League Championship Series - New York Yankees v Houston Astros - Game Six Photo by Elsa/Getty Images

Throughout most of the postseason, the Yankees received dominant pitching. The staff held the potent Astros’ lineup to a .147/.234/.213 batting line across the first five games of the ALCS. For the first few innings on Friday night, it looked like Luis Severino would carry the baton. He didn’t allow a hit until the fourth inning. With Justin Verlander as his opponent, one could envision a lengthy pitchers’ duel.

Severino, however, wasn’t as good as his early results suggested. From the very first inning, the young right-hander got on top of his fastball. He couldn’t locate the pitch at all.
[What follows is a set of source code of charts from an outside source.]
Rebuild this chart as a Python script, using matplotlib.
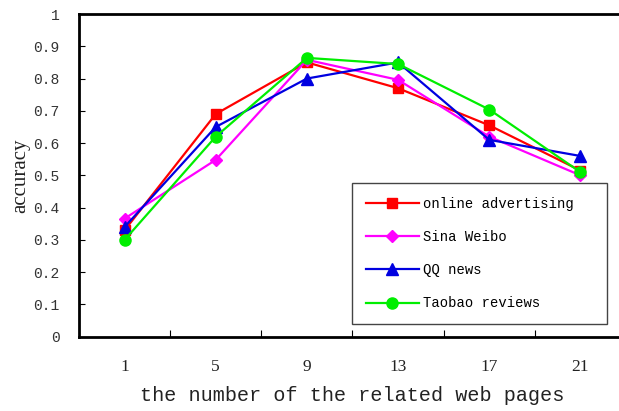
import matplotlib
matplotlib.use("Agg")
import matplotlib.pyplot as plt
from matplotlib.ticker import FixedLocator

# pages (categories) and accuracy per source
pages = ['1', '5', '9', '13', '17', '21']
online_adv = [0.33, 0.69, 0.85, 0.77, 0.655, 0.515]
sina_weibo = [0.366, 0.548, 0.858, 0.796, 0.62, 0.50]
qq_news = [0.34, 0.65, 0.80, 0.85, 0.61, 0.56]
taobao = [0.30, 0.62, 0.864, 0.845, 0.704, 0.51]

mono = 'Liberation Mono'
serif = 'Liberation Serif'

fig = plt.figure(figsize=(6.19, 4.11), dpi=100)
# axes runs past the right edge like the cropped original
ax = fig.add_axes([79/619, 74.3/411, 547/619, 322.7/411])

x = list(range(len(pages)))
ax.plot(x, online_adv, color='#ff0000', lw=1.6, marker='s', ms=7.5, label='online advertising')
ax.plot(x, sina_weibo, color='#ff00ff', lw=1.6, marker='D', ms=6.5, label='Sina Weibo')
ax.plot(x, qq_news, color='#0000e0', lw=1.6, marker='^', ms=8.5, label='QQ news')
ax.plot(x, taobao, color='#00ee00', lw=1.6, marker='o', ms=8, label='Taobao reviews')

ax.set_xlim(-0.5, 5.5)
ax.set_ylim(0, 1)
ax.set_xticks(x)
ax.set_xticklabels(pages, fontfamily=serif, fontsize=12.5)
ax.xaxis.set_minor_locator(FixedLocator([0.5, 1.5, 2.5, 3.5, 4.5]))
ax.tick_params(axis='x', which='major', length=0, pad=16)
ax.tick_params(axis='x', which='minor', direction='in', length=5, width=0.8)
ax.set_yticks([i / 10 for i in range(11)])
ax.set_yticklabels(['0'] + ['0.%d' % i for i in range(1, 10)] + ['1'], fontfamily=mono, fontsize=10.5)
ax.tick_params(axis='y', direction='in', length=4, width=0.8, pad=14)
for lab in ax.get_yticklabels():
    lab.set_color('#333333')
for lab in ax.get_xticklabels():
    lab.set_color('#222222')

for s in ['left', 'bottom', 'top', 'right']:
    ax.spines[s].set_linewidth(2)
    ax.spines[s].set_color('black')

ax.set_xlabel('the number of the related web pages', fontfamily=mono, fontsize=14.5, labelpad=8, color='#222222')
ax.set_ylabel('accuracy', fontfamily=serif, fontsize=15, labelpad=2, color='#222222')

leg = ax.legend(loc='upper left', bbox_to_anchor=(352/619, 1 - 183/411, 255/619, 0),
                bbox_transform=fig.transFigure, mode='expand',
                prop={'family': mono, 'size': 10}, handlelength=3.8, handletextpad=0.3,
                labelspacing=1.38, borderpad=1.0, borderaxespad=0, fancybox=False,
                framealpha=1, edgecolor='#444444')
leg.get_frame().set_linewidth(1)

fig.savefig('out.png', dpi=100)
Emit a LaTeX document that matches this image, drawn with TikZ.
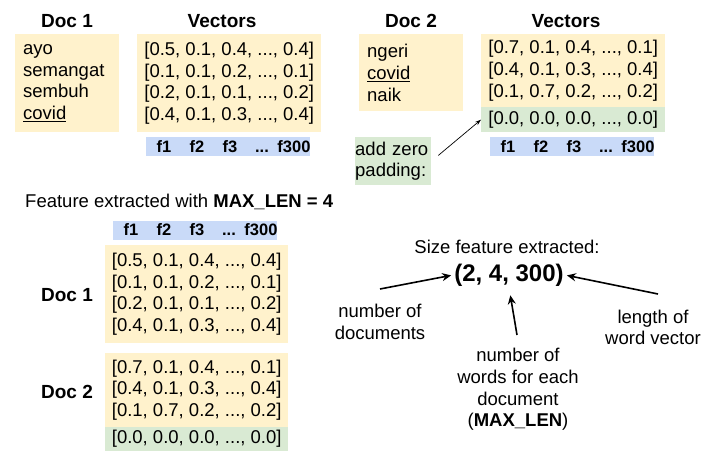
\documentclass[tikz,border=0pt]{standalone}
\usepackage{fontspec}
\setmainfont{Liberation Sans}
\usetikzlibrary{arrows.meta}
\definecolor{padyellow}{HTML}{FFF2CC}
\definecolor{padgreen}{HTML}{D9EAD3}
\definecolor{featblue}{HTML}{C9DAF8}
\tikzset{
	title/.style={font=\fontsize{19}{22}\selectfont\bfseries},
	plain/.style={font=\fontsize{18.5}{21.7}\selectfont, inner sep=0pt},
	wordbox/.style={plain, fill=padyellow, anchor=north west, align=left,
		minimum width=104pt, text width=88pt, inner xsep=8pt},
	vecbox/.style={plain, fill=padyellow, anchor=north west, align=left,
		minimum width=184pt},
	padbox/.style={vecbox, fill=padgreen},
	featlabel/.style={font=\fontsize{16.5}{18}\selectfont\bfseries, inner sep=0pt, anchor=base},
	bigarrow/.style={-{Stealth[length=9pt, width=8pt]}, line width=1.6pt},
	thinarrow/.style={-{Stealth[length=6pt, width=4pt]}, line width=0.7pt}
}
% feature header row: box plus f-labels
\newcommand{\featrow}[1]{%
	\node[fill=featblue, anchor=north west, minimum width=164pt, minimum height=19pt,
		inner sep=0pt] (#1) at (0,0) {};
	\foreach \lab/\dx [count=\i] in {f1/18, f2/51, f3/84, {...}/116, f300/148}
		\node[featlabel] (#1-\i) at (\dx, 15.5) {\lab};
}
\begin{document}
\begin{tikzpicture}[x=1pt, y=-1pt]
	\useasboundingbox (0,0) rectangle (709,462);
	% top left: Doc 1
	\node[title] (docA) at (67,21) {Doc 1};
	\node[title] (vecA) at (222,21) {Vectors};
	\node[wordbox, minimum height=98pt] (wordsA) at (15,34)
		{ayo\\semangat\\sembuh\\\underline{covid}};
	\node[vecbox, minimum height=98pt] (rowsA) at (137,34)
		{[0.5, 0.1, 0.4, ..., 0.4]\\{}[0.1, 0.1, 0.2, ..., 0.1]\\{}[0.2, 0.1, 0.1, ..., 0.2]\\{}[0.4, 0.1, 0.3, ..., 0.4]};
	\begin{scope}[shift={(146,137)}]
		\featrow{featA}
	\end{scope}
	% top right: Doc 2
	\node[title] (docB) at (411,21) {Doc 2};
	\node[title] (vecB) at (566,21) {Vectors};
	\node[wordbox, minimum height=77pt] (wordsB) at (359,34)
		{ngeri\\\underline{covid}\\naik};
	\node[vecbox, minimum height=73pt] (rowsB) at (481,34)
		{[0.7, 0.1, 0.4, ..., 0.1]\\{}[0.4, 0.1, 0.3, ..., 0.4]\\{}[0.1, 0.7, 0.2, ..., 0.2]};
	\node[padbox, minimum height=25pt] (zeroB) at (481,107) {[0.0, 0.0, 0.0, ..., 0.0]};
	\begin{scope}[shift={(490,137)}]
		\featrow{featB}
	\end{scope}
	\node[plain, fill=padgreen, anchor=north west, align=left, text width=76pt,
		minimum height=48pt, inner xsep=0pt] (padnote) at (355,137) {add zero\\padding:};
	\draw[thinarrow, shorten <=9pt] (padnote.east) -- (zeroB.west);
	% bottom left: extracted feature
	\node[plain, anchor=west] (maxlen) at (25,202)
		{Feature extracted with \textbf{MAX\_LEN = 4}};
	\begin{scope}[shift={(113,220.5)}]
		\featrow{featC}
	\end{scope}
	\node[vecbox, minimum width=183pt, minimum height=98pt] (rowsC) at (105,245)
		{[0.5, 0.1, 0.4, ..., 0.4]\\{}[0.1, 0.1, 0.2, ..., 0.1]\\{}[0.2, 0.1, 0.1, ..., 0.2]\\{}[0.4, 0.1, 0.3, ..., 0.4]};
	\node[vecbox, minimum width=183pt, minimum height=74pt] (rowsD) at (105,353)
		{[0.7, 0.1, 0.4, ..., 0.1]\\{}[0.4, 0.1, 0.3, ..., 0.4]\\{}[0.1, 0.7, 0.2, ..., 0.2]};
	\node[padbox, minimum width=183pt, minimum height=24pt] (zeroD) at (105,427)
		{[0.0, 0.0, 0.0, ..., 0.0]};
	\node[title] (docC) at (67,295) {Doc 1};
	\node[title] (docD) at (67,392) {Doc 2};
	% bottom right: size of the feature
	\node[plain] (sizelbl) at (507,247) {Size feature extracted:};
	\node[font=\fontsize{24}{28}\selectfont\bfseries, inner sep=1pt] (tuple) at (509,275) {(2, 4, 300)};
	\node[plain, align=center] (ndocs) at (380,322) {number of\\documents};
	\node[plain, align=center] (lenvec) at (653,327.5) {length of\\word vector};
	\node[plain, align=center] (nwords) at (518,389.5)
		{number of\\words for each\\document\\(\textbf{MAX\_LEN})};
	\coordinate (docs-tail) at (380,289);
	\coordinate (words-tail) at (517,335);
	\coordinate (len-tail) at (658,294);
	\draw[bigarrow, shorten >=2pt] (docs-tail) -- (tuple.west);
	\draw[bigarrow, shorten >=8pt] (words-tail) -- (tuple.south);
	\draw[bigarrow, shorten >=2pt] (len-tail) -- (tuple.east);
\end{tikzpicture}
\end{document}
His velocity played up, to the point of regular triple-digit radar gun readings, but he couldn’t place the pitches where he wanted.

John Smoltz spent a significant time on the FS1 broadcast pointing out Severino’s inability to drive the ball down. He repeatedly indicated that all of the fastballs hovered up the strike zone. Although Severino managed to register early outs, Smoltz predicted the success would be short lived. Unfortunately for the Yankees, this premonition proved correct.

Credit: Baseball Savant

The pitch chart tells the whole story. When the Astros’ lineup realized that Severino couldn’t drive the ball down, they began to sit on pitches up in the zone. That resulted in three runs and four baserunners in the fifth inning. He struggled to throw strikes during the entire frame. Sure, the umpire squeezed him to a degree, but Severino really nibbled. He didn’t appear to have any conviction in his pitches.

Those runs ultimately cost the Yankees the game. Verlander, who apparently rediscovered his 2011 on the way to joining the Astros, took that as a mighty fine cushion. The Bombers made him work, but did anyone actually feel good about handing one of the most dominant pitchers in baseball a lead of three runs?

As the game unfolded, I thought the Joe Girardi should have employed a quicker hook with Severino. With a few hours to reflect, I feel even stronger about that. After walking two batters and surrendering a RBI single to Brian McCann, Girardi should have gone to the bullpen. Jose Altuve was due up, and while Severino overpowered him earlier in the game, this matchup felt doomed from the start. You could see his two-run RBI coming from a mile away.

Prior to Friday night’s matchup, Girardi suggested that he would treat the showdown as if it was elimination scenario. "I'm trying to treat it as win one game,” he told the New York Daily News. “It's kind of been what we've talked about the whole time we've been in the playoffs. And you just focus on that." Leaving Severino in a few batters too long, however, directly resulted in the Bombers dropping the ballgame.

Without Severino, the Yankees wouldn’t be within one game of the World Series. He’s a pillar of the the team’s success, a cornerstone of the franchise. No pitcher proves as important to the club than Severino. That said, he shouldn’t be immune to the quick hook. If Girardi was determined to clinch the pennant on Friday night, he should have gone to the bullpen after the first run came across. Now the Yankees will face a Game Seven in enemy territory. When all is said and done, a lot of decisions in the ALCS will be questioned. Expect this one to receive some scrutiny.